Back at the testing station I presented my replacement consulta, a photocopy of my passport, my blood type certificate, a copy of my permanent visa, and a copy of my electric bill, which proves my address. The electric bill was rejected because it was not the most recent one, which I had lost the receipt for anyway. No matter, I knew that a new bill was coming shortly. As it happens, the electric company, whose character and ethics I will not bring into this, actually did get the bill to me on time. (In the past they have failed to deliver the bill entirely and then turned off our power when we failed to pay it.)
Two days later I had my bill, got it copied, and returned to the testing station and presented my dossier. On a shelf behind the counter was a long row of awards and certificates for superior…what? Some looked like the crystal trophies from the Golden Globe Awards. Best Performance, others said on parchment with a gold seal at the bottom. Inspired by this, I said, “I’d like your best driver’s license. Only the best is good enough for me.” After all, it was going to cost me $54 for a five-year license. The man looked at me as if I were loco.
“They’ll all the same,” he said. “There is only one kind.”

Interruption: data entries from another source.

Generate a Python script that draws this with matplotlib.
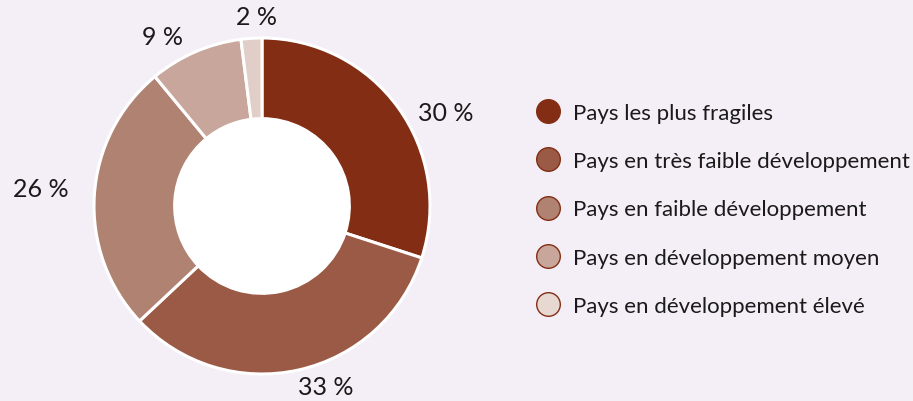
import numpy as np
import matplotlib
matplotlib.use("Agg")
import matplotlib.pyplot as plt
from matplotlib.lines import Line2D

plt.rcParams['font.family'] = ['Lato', 'DejaVu Sans']

categories = ['Pays les plus fragiles', 'Pays en très faible développement',
              'Pays en faible développement', 'Pays en développement moyen',
              'Pays en développement élevé']
values = [30, 33, 26, 9, 2]
colors = ['#832e14', '#9b5a45', '#b08272', '#c9a69c', '#e2cec8']
legend_fill = ['#832e14', '#9b5a45', '#b08272', '#c9a69c', '#e8d8d2']

# label placement tweaks (degrees offset from wedge middle, radius in pie units)
label_shift = [-9, 7, -1, 7, -2]
label_rad = [1.23, 1.14, 1.32, 1.17, 1.13]

bg = '#f4eff7'
fig = plt.figure(figsize=(9.13, 4.02), dpi=100)
fig.patch.set_facecolor(bg)

W, H = 913, 402
cx, cy, R = 262, 402 - 207, 168
half = 1.4 * R
ax = fig.add_axes([(cx - half) / W, (cy - half) / H, 2 * half / W, 2 * half / H])

wedges, _ = ax.pie(values, colors=colors, startangle=90, counterclock=False,
                   radius=1.0, wedgeprops=dict(width=0.48, edgecolor='white', linewidth=2.2))
hole = plt.Circle((0, 0), 0.52, color='white', zorder=3)
ax.add_patch(hole)
ax.set_xlim(-1.4, 1.4)
ax.set_ylim(-1.4, 1.4)
ax.set_aspect('equal')
ax.axis('off')

total = sum(values)
cum = np.cumsum(values)
for v, c, sh, r in zip(values, cum, label_shift, label_rad):
    mid = 90 - 360 * (c - v / 2) / total
    ang = np.deg2rad(mid + sh)
    ax.text(r * np.cos(ang), r * np.sin(ang), f'{v} %', ha='center', va='center',
            fontsize=18, color='#1a1a1a')

handles = [Line2D([], [], marker='o', linestyle='none', markersize=17,
                  markerfacecolor=c, markeredgecolor='#832e14', markeredgewidth=1.0)
           for c in legend_fill]
leg = fig.legend(handles, categories, loc='upper left', bbox_to_anchor=(537 / W, 1 - 104 / H),
                 frameon=False, fontsize=16, labelspacing=1.27, handletextpad=0.63,
                 handlelength=1.0, borderpad=0, borderaxespad=0)
for t in leg.get_texts():
    t.set_color('#1a1a1a')

fig.savefig('out.png', dpi=100, facecolor=bg)
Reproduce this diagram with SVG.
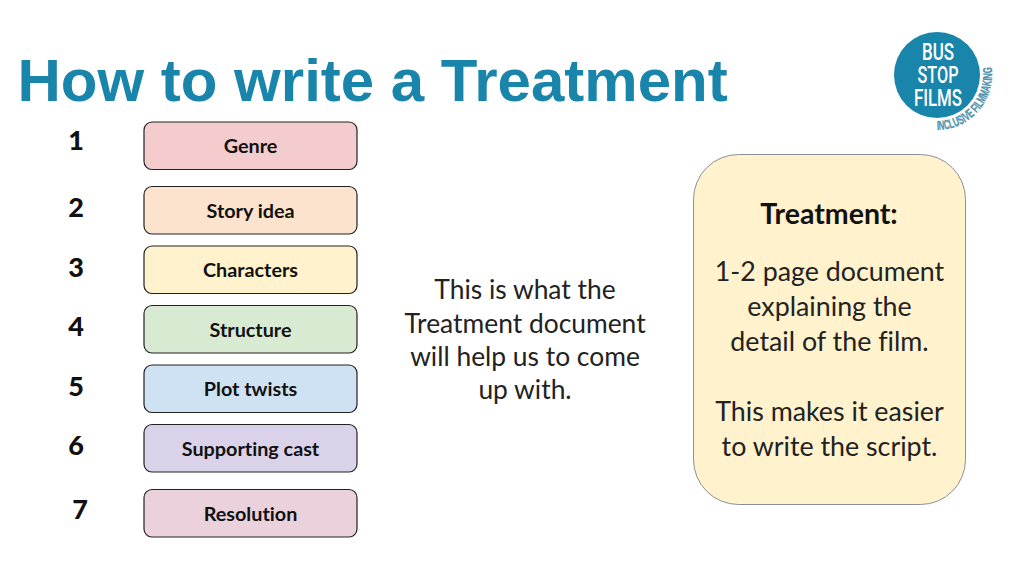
<svg xmlns="http://www.w3.org/2000/svg" width="1024" height="576" viewBox="0 0 1024 576">
<style>
text{font-variant-ligatures:none !important}
.title{font:bold 60px "Liberation Sans",Arial,sans-serif;fill:#1a85aa}
.num{font:900 27px Lato,"Open Sans",sans-serif;fill:#111;text-anchor:middle}
.box{stroke:#222;stroke-width:1.2}
.lbl{font:bold 19.800px Lato,"Open Sans",sans-serif;fill:#111;text-anchor:middle}
.body{font:26.400px Lato,"Open Sans",sans-serif;fill:#222;text-anchor:middle}
.head{font:bold 28.500px Lato,"Open Sans",sans-serif;fill:#111;text-anchor:middle}
.logo{font:500 24.500px Roboto,"Liberation Sans",sans-serif;fill:#fff;text-anchor:middle}
.tag{font:bold 13px "Liberation Sans",sans-serif;fill:#4f93ad;stroke:#4f93ad;stroke-width:.3}
</style>
<defs><path id="arc" d="M937 130 A55 55 0 0 0 992 75 L992 60"/></defs>
<rect width="1024" height="576" fill="#fff"/>
<text class="title" x="17.500" y="100.500">How to write a Treatment</text>
<g id="logo">
<circle cx="937" cy="75" r="43" fill="#1a85aa"/>
<text class="logo" x="938" y="60" textLength="32" lengthAdjust="spacingAndGlyphs">BUS</text>
<text class="logo" x="938" y="83" textLength="41" lengthAdjust="spacingAndGlyphs">STOP</text>
<text class="logo" x="938" y="106" textLength="48" lengthAdjust="spacingAndGlyphs">FILMS</text>
<text class="tag"><textPath href="#arc" textLength="94" lengthAdjust="spacingAndGlyphs">INCLUSIVE FILMMAKING</textPath></text>
</g>
<g id="n1"><text class="num" x="76" y="150">1</text><rect class="box" x="144" y="122" width="213" height="47.500" rx="8" fill="#f4cccd"/><text class="lbl" x="250.500" y="152.500">Genre</text></g>
<g id="n2"><text class="num" x="76" y="217">2</text><rect class="box" x="144" y="186.500" width="213" height="47.500" rx="8" fill="#fbe3cd"/><text class="lbl" x="250.500" y="217.500">Story idea</text></g>
<g id="n3"><text class="num" x="76" y="277">3</text><rect class="box" x="144" y="246" width="213" height="47.500" rx="8" fill="#fff2cc"/><text class="lbl" x="250.500" y="276.500">Characters</text></g>
<g id="n4"><text class="num" x="76" y="336">4</text><rect class="box" x="144" y="305.500" width="213" height="47.500" rx="8" fill="#d9ead3"/><text class="lbl" x="250.500" y="336.500">Structure</text></g>
<g id="n5"><text class="num" x="76" y="396">5</text><rect class="box" x="144" y="365" width="213" height="47.500" rx="8" fill="#cfe2f3"/><text class="lbl" x="250.500" y="396">Plot twists</text></g>
<g id="n6"><text class="num" x="76" y="455">6</text><rect class="box" x="144" y="424.500" width="213" height="47.500" rx="8" fill="#d9d2e9"/><text class="lbl" x="250.500" y="456">Supporting cast</text></g>
<g id="n7"><text class="num" x="80" y="519">7</text><rect class="box" x="144" y="489.500" width="213" height="47.500" rx="8" fill="#ead1dc"/><text class="lbl" x="250.500" y="520.500">Resolution</text></g>
<g id="middle">
<text class="body" x="525" y="298.500">This is what the</text>
<text class="body" x="525" y="332.500">Treatment document</text>
<text class="body" x="525" y="365.500">will help us to come</text>
<text class="body" x="525" y="398.500">up with.</text>
</g>
<g id="treatment">
<rect x="693.500" y="154.500" width="272" height="350" rx="45" fill="#fff2cc" stroke="#8a8f96" stroke-width="1"/>
<text class="head" x="829" y="223.500">Treatment:</text>
<text class="body" x="829.500" y="281" style="font-size:26.800px">1-2 page document</text>
<text class="body" x="829.500" y="316" style="font-size:26.800px">explaining the</text>
<text class="body" x="829.500" y="350.500" style="font-size:26.800px">detail of the film.</text>
<text class="body" x="829.500" y="420.500" style="font-size:26.800px">This makes it easier</text>
<text class="body" x="829.500" y="455.500" style="font-size:26.800px">to write the script.</text>
</g>
<g id="connectors"/>
</svg>
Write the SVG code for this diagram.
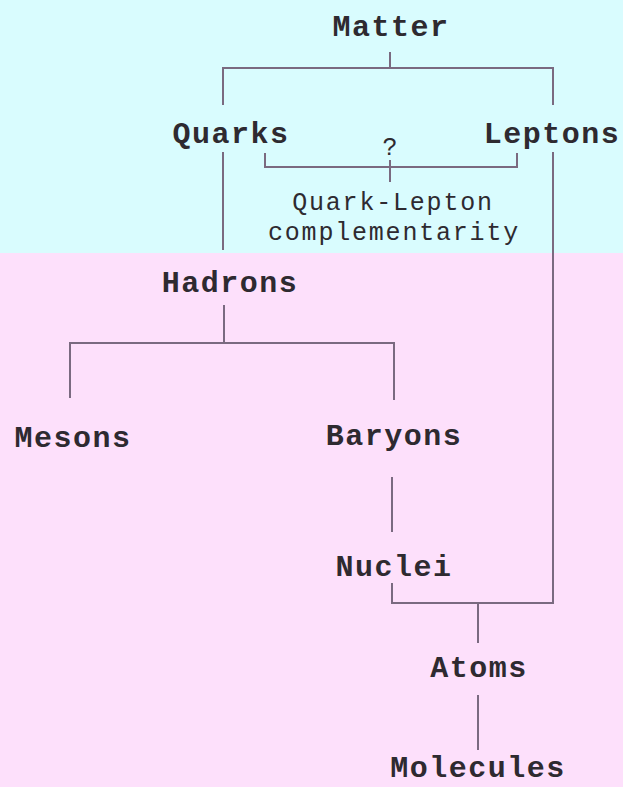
<svg xmlns="http://www.w3.org/2000/svg" width="623" height="787" viewBox="0 0 623 787">
<style>
.t{font-family:"Liberation Mono","DejaVu Sans Mono",monospace;font-size:30px;font-weight:bold;letter-spacing:1.5px;fill:#2e2a30;text-anchor:middle}
.s{font-family:"Liberation Mono","DejaVu Sans Mono",monospace;font-size:25px;letter-spacing:1.8px;fill:#2e2a30;text-anchor:middle}
.c{fill:none;stroke:#7a6a80;stroke-width:2}
</style>
<rect x="0" y="0" width="623" height="253" fill="#d9fcfe"/>
<rect x="0" y="253" width="623" height="534" fill="#fde0fb"/>
<g id="connectors">
<path class="c" d="M390 52V68M223 105V68H553V105"/>
<path class="c" d="M265 153V167H517V153M390 160V182"/>
<path class="c" d="M223 152V250"/>
<path class="c" d="M553 152V603H392V583"/>
<path class="c" d="M224 305V343M70 398V343H394V400"/>
<path class="c" d="M392 477V532"/>
<path class="c" d="M478 603V643M478 695V750"/>
</g>
<g id="matter"><text class="t" x="391" y="36">Matter</text></g>
<g id="quarks"><text class="t" x="231" y="143">Quarks</text></g>
<g id="leptons"><text class="t" x="552" y="143">Leptons</text></g>
<g id="question"><text class="s" x="391" y="155">?</text></g>
<g id="complementarity"><text class="s" x="393" y="210">Quark-Lepton</text><text class="s" x="394" y="240">complementarity</text></g>
<g id="hadrons"><text class="t" x="230" y="292">Hadrons</text></g>
<g id="mesons"><text class="t" x="73" y="447">Mesons</text></g>
<g id="baryons"><text class="t" x="394" y="445">Baryons</text></g>
<g id="nuclei"><text class="t" x="394" y="576">Nuclei</text></g>
<g id="atoms"><text class="t" x="479" y="677">Atoms</text></g>
<g id="molecules"><text class="t" x="478" y="777">Molecules</text></g>
</svg>
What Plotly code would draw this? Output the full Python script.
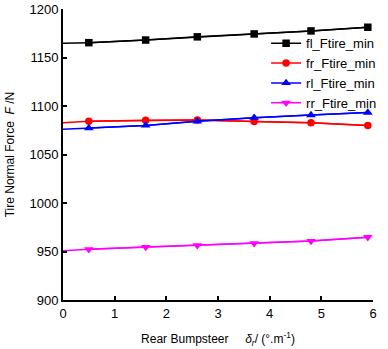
import plotly.graph_objects as go

x_line = [0, 0.5, 1.6, 2.6, 3.7, 4.8, 5.9]
fl = [1164.6, 1165.3, 1168.0, 1171.3, 1174.3, 1177.4, 1181.2]
fr = [1082.8, 1084.2, 1085.2, 1085.6, 1083.9, 1082.8, 1080.0]
rl = [1076.0, 1077.3, 1080.0, 1084.2, 1088.0, 1090.7, 1093.2]
rr = [950.8, 952.3, 954.6, 956.4, 958.5, 960.8, 964.8]

names = ["fl_Ftire_min", "fr_Ftire_min", "rl_Ftire_min", "rr_Ftire_min"]
colors = ["#000000", "#ff0000", "#0000ff", "#ff00ff"]
symbols = ["square", "circle", "triangle-up", "triangle-down"]
sizes = [7.5, 7.5, 8.5, 8.5]
series = [fl, fr, rl, rr]

fig = go.Figure()
for nm, col, sym, sz, ys in zip(names, colors, symbols, sizes, series):
    fig.add_trace(go.Scatter(x=x_line, y=ys, mode="lines",
                             line=dict(color=col, width=1.5),
                             showlegend=False, hoverinfo="skip"))
    fig.add_trace(go.Scatter(x=x_line[1:], y=ys[1:], mode="lines+markers", name=nm,
                             line=dict(color=col, width=1.5),
                             marker=dict(symbol=sym, size=sz, color=col)))

fig.update_layout(
    width=388, height=349,
    margin=dict(l=63, r=6, t=9, b=49),
    paper_bgcolor="white", plot_bgcolor="white",
    font=dict(family="Liberation Sans, Arial", size=13, color="black"),
    legend=dict(x=(272 - 63) / 319, xanchor="left", y=0.934, yanchor="top",
                bgcolor="rgba(0,0,0,0)", font=dict(size=13),
                tracegroupgap=0, itemwidth=30),
    xaxis=dict(range=[0, 6], dtick=1, showgrid=False, zeroline=False,
               showline=True, linecolor="black", linewidth=2, automargin=False,
               ticks="inside", ticklen=4, tickwidth=1.5, tickcolor="black",
               title=dict(text="Rear Bumpsteer     <i>δ<sub>r</sub></i>/ (°.m<sup>-1</sup>)",
                          font=dict(size=12), standoff=15)),
    yaxis=dict(range=[900, 1200], dtick=50, showgrid=False, zeroline=False,
               showline=True, linecolor="black", linewidth=2, automargin=False,
               ticks="inside", ticklen=4, tickwidth=1.5, tickcolor="black",
               title=dict(text="Tire Normal Force  <i>F</i> /N",
                          font=dict(size=12), standoff=12)),
)

fig.write_html("out.html", config={"displayModeBar": False},
               post_script="document.body.style.margin='0';")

In response I pointed at the awards and trophies, but he only shrugged. I left to pay for the license, which cannot be done in the same building where it is issued, which I took to be like a kosher set of rules where meat and milk cannot be mixed. Half an hour later I was back in line with my receipt and they gave me my license. They kept the long expired Minnesota license. The fact that it wasn’t current was no problem.
This is the true texture of lawlessness in Mexico. The process of dealing with the bureaucracy here makes people take chances on the dark side of life that they wouldn’t take in Poughkeepsie or Portland. It is a fact that half the drivers in this country do not own a license, and this goes a long way to explain why. The photo on mine made me look approximately 140 years old. Had I been younger, I might have let it go and taken my chances in this lawless land.